**DIRECTIONS FOR THIS TASK**
Restate the full listing word for word and leave the pictures out.

━━━ SOURCE DATA ━━━

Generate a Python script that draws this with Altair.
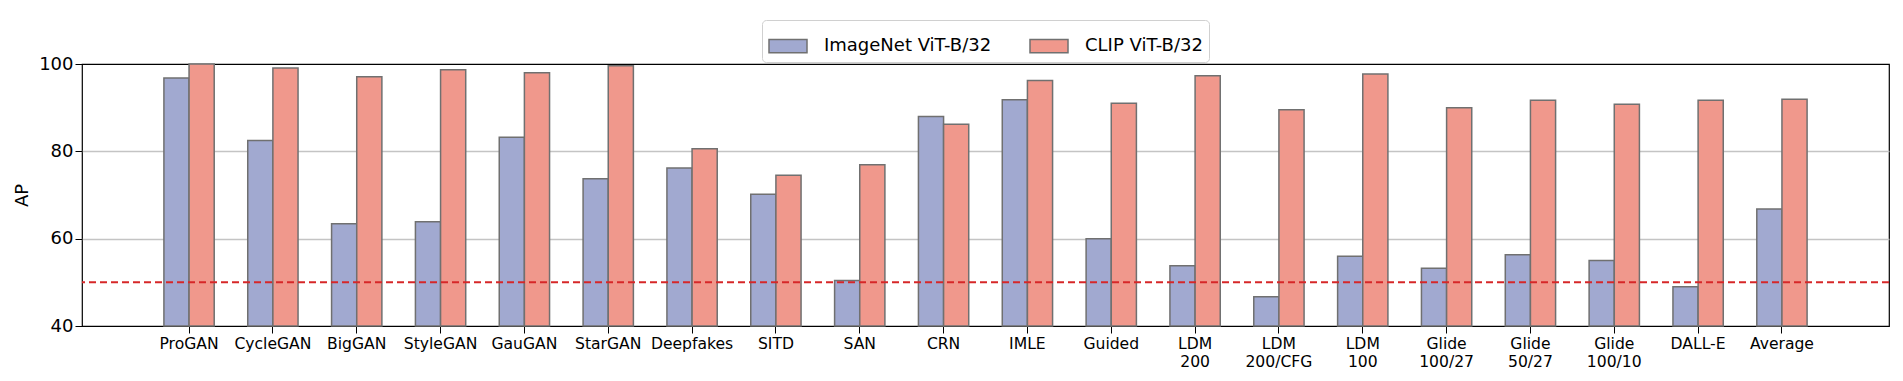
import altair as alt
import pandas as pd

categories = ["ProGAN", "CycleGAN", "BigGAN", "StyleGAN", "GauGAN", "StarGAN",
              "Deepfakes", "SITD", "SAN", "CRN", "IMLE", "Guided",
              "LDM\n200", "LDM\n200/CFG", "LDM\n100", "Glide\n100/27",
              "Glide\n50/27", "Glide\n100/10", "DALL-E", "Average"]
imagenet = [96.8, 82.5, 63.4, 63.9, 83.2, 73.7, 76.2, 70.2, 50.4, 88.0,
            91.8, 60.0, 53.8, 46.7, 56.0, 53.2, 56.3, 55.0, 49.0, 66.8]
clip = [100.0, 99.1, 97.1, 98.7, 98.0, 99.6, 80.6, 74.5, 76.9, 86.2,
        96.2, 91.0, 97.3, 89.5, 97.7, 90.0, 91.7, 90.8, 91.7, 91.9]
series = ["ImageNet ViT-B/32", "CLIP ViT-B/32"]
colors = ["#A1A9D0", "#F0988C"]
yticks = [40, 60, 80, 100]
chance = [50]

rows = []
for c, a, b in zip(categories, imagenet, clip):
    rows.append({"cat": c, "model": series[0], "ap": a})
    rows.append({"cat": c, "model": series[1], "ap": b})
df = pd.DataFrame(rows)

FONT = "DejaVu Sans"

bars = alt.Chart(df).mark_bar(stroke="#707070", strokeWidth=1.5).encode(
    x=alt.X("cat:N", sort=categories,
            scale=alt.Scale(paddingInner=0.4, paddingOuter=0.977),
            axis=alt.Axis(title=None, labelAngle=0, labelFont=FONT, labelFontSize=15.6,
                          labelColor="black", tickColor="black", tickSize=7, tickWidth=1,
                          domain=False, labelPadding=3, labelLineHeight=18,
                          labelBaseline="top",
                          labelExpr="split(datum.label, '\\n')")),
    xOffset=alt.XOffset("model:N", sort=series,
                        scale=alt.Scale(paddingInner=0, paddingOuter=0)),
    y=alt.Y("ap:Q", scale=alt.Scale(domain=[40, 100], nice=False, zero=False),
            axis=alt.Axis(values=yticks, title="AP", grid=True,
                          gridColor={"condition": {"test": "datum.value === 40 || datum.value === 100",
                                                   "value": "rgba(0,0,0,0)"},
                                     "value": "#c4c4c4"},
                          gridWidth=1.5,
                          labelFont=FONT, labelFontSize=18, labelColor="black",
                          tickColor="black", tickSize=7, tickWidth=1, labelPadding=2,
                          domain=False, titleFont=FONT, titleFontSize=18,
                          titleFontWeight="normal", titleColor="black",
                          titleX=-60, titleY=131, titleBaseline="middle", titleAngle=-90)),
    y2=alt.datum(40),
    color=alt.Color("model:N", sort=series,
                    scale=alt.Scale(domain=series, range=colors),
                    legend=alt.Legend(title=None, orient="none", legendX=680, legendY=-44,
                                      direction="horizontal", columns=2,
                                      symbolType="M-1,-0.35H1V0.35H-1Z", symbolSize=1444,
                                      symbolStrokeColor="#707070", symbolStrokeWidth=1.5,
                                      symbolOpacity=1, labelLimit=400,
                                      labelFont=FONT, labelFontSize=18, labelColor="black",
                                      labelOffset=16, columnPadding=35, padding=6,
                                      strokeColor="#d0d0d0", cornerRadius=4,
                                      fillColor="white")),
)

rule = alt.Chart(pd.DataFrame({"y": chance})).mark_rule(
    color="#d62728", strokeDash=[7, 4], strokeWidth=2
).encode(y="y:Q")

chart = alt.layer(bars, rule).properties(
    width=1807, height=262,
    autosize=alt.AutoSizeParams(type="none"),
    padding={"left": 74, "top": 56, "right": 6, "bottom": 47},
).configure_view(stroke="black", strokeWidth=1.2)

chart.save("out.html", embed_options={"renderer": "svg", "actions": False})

━━━

**OUTPUT**
Generate a Python script that draws this with Altair.
import altair as alt
import pandas as pd

categories = ["ProGAN", "CycleGAN", "BigGAN", "StyleGAN", "GauGAN", "StarGAN",
              "Deepfakes", "SITD", "SAN", "CRN", "IMLE", "Guided",
              "LDM\n200", "LDM\n200/CFG", "LDM\n100", "Glide\n100/27",
              "Glide\n50/27", "Glide\n100/10", "DALL-E", "Average"]
imagenet = [96.8, 82.5, 63.4, 63.9, 83.2, 73.7, 76.2, 70.2, 50.4, 88.0,
            91.8, 60.0, 53.8, 46.7, 56.0, 53.2, 56.3, 55.0, 49.0, 66.8]
clip = [100.0, 99.1, 97.1, 98.7, 98.0, 99.6, 80.6, 74.5, 76.9, 86.2,
        96.2, 91.0, 97.3, 89.5, 97.7, 90.0, 91.7, 90.8, 91.7, 91.9]
series = ["ImageNet ViT-B/32", "CLIP ViT-B/32"]
colors = ["#A1A9D0", "#F0988C"]
yticks = [40, 60, 80, 100]
chance = [50]

rows = []
for c, a, b in zip(categories, imagenet, clip):
    rows.append({"cat": c, "model": series[0], "ap": a})
    rows.append({"cat": c, "model": series[1], "ap": b})
df = pd.DataFrame(rows)

FONT = "DejaVu Sans"

bars = alt.Chart(df).mark_bar(stroke="#707070", strokeWidth=1.5).encode(
    x=alt.X("cat:N", sort=categories,
            scale=alt.Scale(paddingInner=0.4, paddingOuter=0.977),
            axis=alt.Axis(title=None, labelAngle=0, labelFont=FONT, labelFontSize=15.6,
                          labelColor="black", tickColor="black", tickSize=7, tickWidth=1,
                          domain=False, labelPadding=3, labelLineHeight=18,
                          labelBaseline="top",
                          labelExpr="split(datum.label, '\\n')")),
    xOffset=alt.XOffset("model:N", sort=series,
                        scale=alt.Scale(paddingInner=0, paddingOuter=0)),
    y=alt.Y("ap:Q", scale=alt.Scale(domain=[40, 100], nice=False, zero=False),
            axis=alt.Axis(values=yticks, title="AP", grid=True,
                          gridColor={"condition": {"test": "datum.value === 40 || datum.value === 100",
                                                   "value": "rgba(0,0,0,0)"},
                                     "value": "#c4c4c4"},
                          gridWidth=1.5,
                          labelFont=FONT, labelFontSize=18, labelColor="black",
                          tickColor="black", tickSize=7, tickWidth=1, labelPadding=2,
                          domain=False, titleFont=FONT, titleFontSize=18,
                          titleFontWeight="normal", titleColor="black",
                          titleX=-60, titleY=131, titleBaseline="middle", titleAngle=-90)),
    y2=alt.datum(40),
    color=alt.Color("model:N", sort=series,
                    scale=alt.Scale(domain=series, range=colors),
                    legend=alt.Legend(title=None, orient="none", legendX=680, legendY=-44,
                                      direction="horizontal", columns=2,
                                      symbolType="M-1,-0.35H1V0.35H-1Z", symbolSize=1444,
                                      symbolStrokeColor="#707070", symbolStrokeWidth=1.5,
                                      symbolOpacity=1, labelLimit=400,
                                      labelFont=FONT, labelFontSize=18, labelColor="black",
                                      labelOffset=16, columnPadding=35, padding=6,
                                      strokeColor="#d0d0d0", cornerRadius=4,
                                      fillColor="white")),
)

rule = alt.Chart(pd.DataFrame({"y": chance})).mark_rule(
    color="#d62728", strokeDash=[7, 4], strokeWidth=2
).encode(y="y:Q")

chart = alt.layer(bars, rule).properties(
    width=1807, height=262,
    autosize=alt.AutoSizeParams(type="none"),
    padding={"left": 74, "top": 56, "right": 6, "bottom": 47},
).configure_view(stroke="black", strokeWidth=1.2)

chart.save("out.html", embed_options={"renderer": "svg", "actions": False})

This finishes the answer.